### Task objective
Every line with the word "this" in it should be extracted from the data that follows.

※

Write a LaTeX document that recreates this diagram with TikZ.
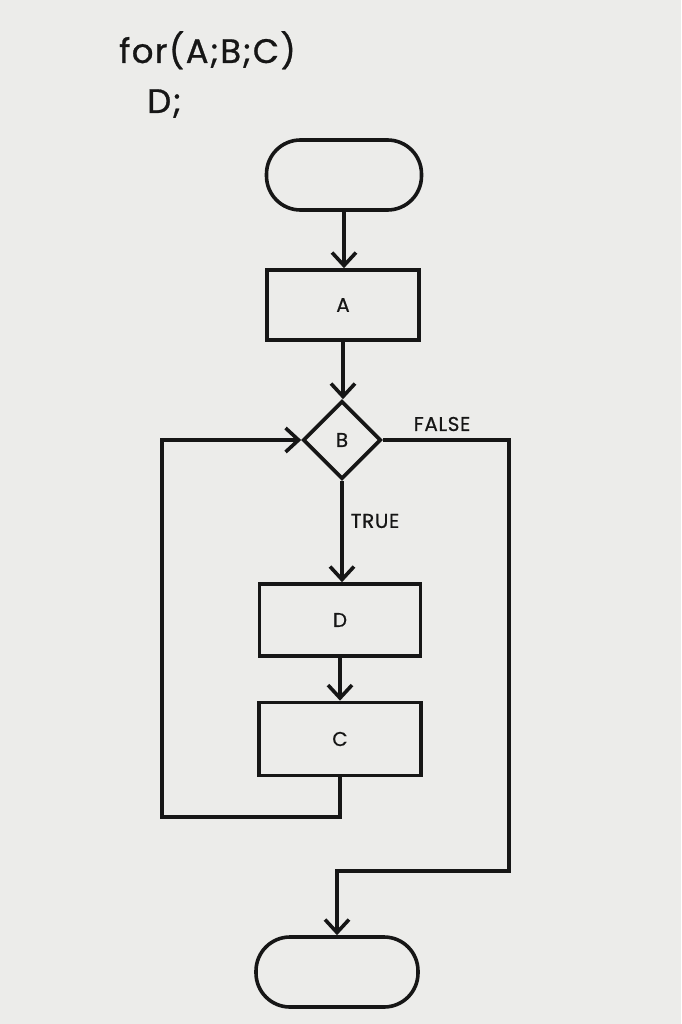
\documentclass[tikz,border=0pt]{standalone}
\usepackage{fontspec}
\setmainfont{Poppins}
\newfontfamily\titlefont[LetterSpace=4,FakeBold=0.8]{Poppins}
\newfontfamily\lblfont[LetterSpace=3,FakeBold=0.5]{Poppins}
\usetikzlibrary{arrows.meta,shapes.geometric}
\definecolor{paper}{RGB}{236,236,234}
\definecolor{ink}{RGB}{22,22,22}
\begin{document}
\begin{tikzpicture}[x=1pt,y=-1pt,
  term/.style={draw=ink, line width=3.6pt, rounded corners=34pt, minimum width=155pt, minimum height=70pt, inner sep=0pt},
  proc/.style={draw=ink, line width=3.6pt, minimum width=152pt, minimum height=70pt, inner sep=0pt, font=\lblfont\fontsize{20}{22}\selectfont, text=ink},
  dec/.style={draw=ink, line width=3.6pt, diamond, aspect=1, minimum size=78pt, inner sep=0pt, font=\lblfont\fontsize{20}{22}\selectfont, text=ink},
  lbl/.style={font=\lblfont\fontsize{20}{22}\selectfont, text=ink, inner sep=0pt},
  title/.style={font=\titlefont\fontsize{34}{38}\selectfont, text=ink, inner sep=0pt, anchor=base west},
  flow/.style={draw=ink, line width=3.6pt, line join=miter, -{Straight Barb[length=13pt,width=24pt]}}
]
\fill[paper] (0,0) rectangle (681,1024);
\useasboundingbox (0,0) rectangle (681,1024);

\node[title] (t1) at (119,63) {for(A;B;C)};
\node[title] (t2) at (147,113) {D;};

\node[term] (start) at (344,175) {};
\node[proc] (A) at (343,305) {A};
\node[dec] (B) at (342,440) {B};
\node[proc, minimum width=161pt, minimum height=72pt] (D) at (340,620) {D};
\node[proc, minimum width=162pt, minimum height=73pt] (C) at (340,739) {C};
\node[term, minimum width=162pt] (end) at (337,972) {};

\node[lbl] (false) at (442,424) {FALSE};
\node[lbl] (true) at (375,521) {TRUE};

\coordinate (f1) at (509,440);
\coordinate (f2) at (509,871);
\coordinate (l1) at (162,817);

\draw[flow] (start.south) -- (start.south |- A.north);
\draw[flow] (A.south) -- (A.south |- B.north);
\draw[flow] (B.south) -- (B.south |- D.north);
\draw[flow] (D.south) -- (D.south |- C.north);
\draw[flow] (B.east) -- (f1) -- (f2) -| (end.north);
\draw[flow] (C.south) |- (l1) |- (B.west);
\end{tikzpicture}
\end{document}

※

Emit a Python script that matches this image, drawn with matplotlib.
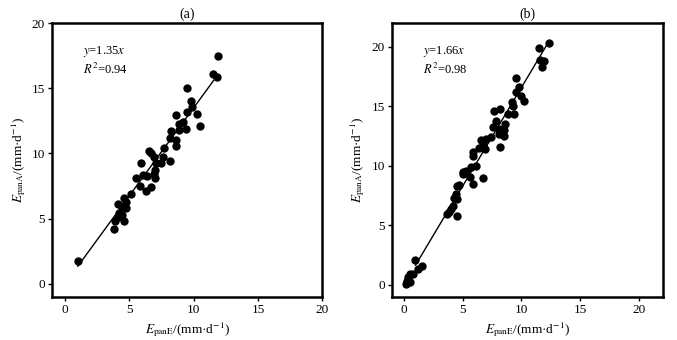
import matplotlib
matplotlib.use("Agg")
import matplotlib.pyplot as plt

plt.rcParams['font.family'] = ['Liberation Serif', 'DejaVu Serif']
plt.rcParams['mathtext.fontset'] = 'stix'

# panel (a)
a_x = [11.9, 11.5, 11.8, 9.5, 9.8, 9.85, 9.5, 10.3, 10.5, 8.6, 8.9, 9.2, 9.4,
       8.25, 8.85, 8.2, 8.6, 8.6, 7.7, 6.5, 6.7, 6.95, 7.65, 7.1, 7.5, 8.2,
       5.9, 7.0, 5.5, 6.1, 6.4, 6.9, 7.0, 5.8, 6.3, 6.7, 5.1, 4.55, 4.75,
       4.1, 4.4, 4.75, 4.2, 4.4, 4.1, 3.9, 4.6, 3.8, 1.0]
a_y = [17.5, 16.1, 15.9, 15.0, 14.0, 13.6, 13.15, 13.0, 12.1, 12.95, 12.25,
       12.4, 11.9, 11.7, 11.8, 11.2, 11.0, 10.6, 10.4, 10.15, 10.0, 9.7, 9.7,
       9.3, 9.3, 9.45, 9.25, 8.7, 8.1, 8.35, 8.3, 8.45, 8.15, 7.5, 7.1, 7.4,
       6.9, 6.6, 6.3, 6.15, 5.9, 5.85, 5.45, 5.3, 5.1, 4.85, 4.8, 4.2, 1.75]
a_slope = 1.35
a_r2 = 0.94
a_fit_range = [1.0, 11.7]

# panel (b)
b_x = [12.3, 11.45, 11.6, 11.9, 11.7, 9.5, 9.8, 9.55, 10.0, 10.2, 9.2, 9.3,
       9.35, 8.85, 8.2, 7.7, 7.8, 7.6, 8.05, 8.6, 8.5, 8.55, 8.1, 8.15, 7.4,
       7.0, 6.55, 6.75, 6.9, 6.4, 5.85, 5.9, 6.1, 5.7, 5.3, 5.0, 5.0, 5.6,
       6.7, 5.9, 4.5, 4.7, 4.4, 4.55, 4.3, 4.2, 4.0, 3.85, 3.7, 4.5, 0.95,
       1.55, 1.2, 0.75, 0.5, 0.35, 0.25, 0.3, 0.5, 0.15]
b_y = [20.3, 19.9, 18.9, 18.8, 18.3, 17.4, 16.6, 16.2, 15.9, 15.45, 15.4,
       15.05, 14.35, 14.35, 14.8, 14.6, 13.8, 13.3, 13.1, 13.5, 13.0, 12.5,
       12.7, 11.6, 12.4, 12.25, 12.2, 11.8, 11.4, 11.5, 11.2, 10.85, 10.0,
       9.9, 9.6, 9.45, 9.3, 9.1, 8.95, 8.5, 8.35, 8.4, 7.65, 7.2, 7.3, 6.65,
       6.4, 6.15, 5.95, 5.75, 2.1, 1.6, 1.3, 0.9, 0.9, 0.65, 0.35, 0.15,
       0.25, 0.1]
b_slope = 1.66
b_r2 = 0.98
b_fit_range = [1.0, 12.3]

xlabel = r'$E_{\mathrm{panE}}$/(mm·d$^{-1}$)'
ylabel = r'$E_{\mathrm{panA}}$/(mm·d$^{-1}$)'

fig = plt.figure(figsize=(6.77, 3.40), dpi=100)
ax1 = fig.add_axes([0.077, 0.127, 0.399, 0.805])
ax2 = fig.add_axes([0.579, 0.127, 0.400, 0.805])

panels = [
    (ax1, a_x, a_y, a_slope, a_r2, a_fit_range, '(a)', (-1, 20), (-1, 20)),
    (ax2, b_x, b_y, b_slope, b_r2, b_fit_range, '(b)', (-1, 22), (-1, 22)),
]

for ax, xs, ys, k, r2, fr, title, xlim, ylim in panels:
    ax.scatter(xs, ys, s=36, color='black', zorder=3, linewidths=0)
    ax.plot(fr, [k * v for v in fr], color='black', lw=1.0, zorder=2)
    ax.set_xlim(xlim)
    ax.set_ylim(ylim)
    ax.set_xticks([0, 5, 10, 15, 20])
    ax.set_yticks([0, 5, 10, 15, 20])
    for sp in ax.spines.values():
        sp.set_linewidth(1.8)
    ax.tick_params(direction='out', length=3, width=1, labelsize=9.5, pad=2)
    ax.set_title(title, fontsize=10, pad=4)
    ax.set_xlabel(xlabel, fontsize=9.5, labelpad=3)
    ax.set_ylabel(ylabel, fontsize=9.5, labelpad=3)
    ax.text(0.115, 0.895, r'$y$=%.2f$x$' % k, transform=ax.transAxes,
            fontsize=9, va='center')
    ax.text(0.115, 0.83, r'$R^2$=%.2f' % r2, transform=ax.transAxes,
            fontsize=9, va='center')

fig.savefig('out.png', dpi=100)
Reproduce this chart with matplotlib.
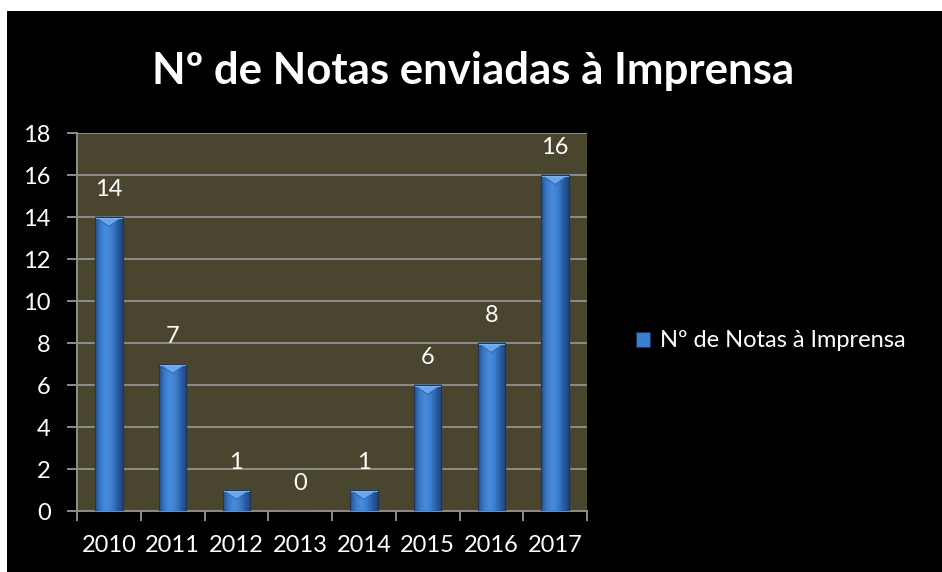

※

### Expected answer
Write a LaTeX document that recreates this diagram with TikZ.
Emit a Python script that matches this image, drawn with matplotlib.
Reproduce this chart with matplotlib.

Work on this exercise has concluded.